Stupiscono le
giustificazioni della Consigliere Regionale Jessica Marcozzi di fronte alle
notizie che la vorrebbero indagata per bancarotta fraudolenta. Stupiscono
perché appare molto strano che la Marcozzi possa dichiararsi “estranea ai
fatti” riguardanti il fallimento dichiarato dal Tribunale di Fermo con sentenza
del 3/2/2016 dell’azienda calzaturiera “Jessica srl” che porta il suo nome.
È
incontrovertibile, che la Marcozzi fosse socia dell’azienda Jessica srl.
È
incontrovertibile che la stessa sia fallita.
È
incontrovertibile che vedendo l’azienda in difficoltà abbia ceduto le quote di
sua proprietà alla madre.
È
incontrovertibile che la stessa di professione commercialista curasse i
rapporti con le banche e la contabilità, avrebbe dovuto conoscere le dinamiche
in corso e quello a cui avrebbero portato.

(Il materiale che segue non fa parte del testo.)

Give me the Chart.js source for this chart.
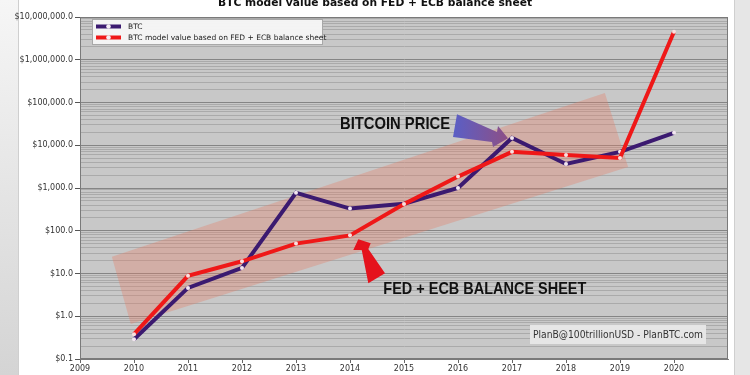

Del resto è anche vero che alcune
proprietà del padre sono state cedute direttamente al marito della Marcozzi, il
che lascia supporre che la stessa avesse coscienza del destino della Jessica
srl.
Del resto, se
la Procura di Fermo, notoriamente poco incline ad azioni eclatanti e clamorose,
ha avviato un procedimento penale nei suoi confronti, c’è ragione di credere che
ci siano atti fondati su cui basare l’azione. In ogni caso non possiamo sapere
oggi circa il grado di coinvolgimento e di responsabilità del Consigliere
Regionale, in quanto questo verrà stabilito dall’iter delle indagini.
Fatto sta
che, sapendo comunque che l’azienda di cui era socia stava fallendo, per una
questione di opportunità politica e morale, sarebbe stato auspicabile che la
Marcozzi avesse evitato la sua candidatura politica alle ultime elezioni,
liberando almeno il Partito che rappresenta in seno al Consiglio Regionale
dell’immancabile quanto immeritato danno di immagine che consegue a queste
vicende. Qualora invece fosse davvero all’oscuro di tutto, pur essendo
pienamente coinvolta nelle dinamiche dell’azienda fallita, dubitare sulle sue
capacità di amministratore, sia privato che pubblico, sarebbe legittimo.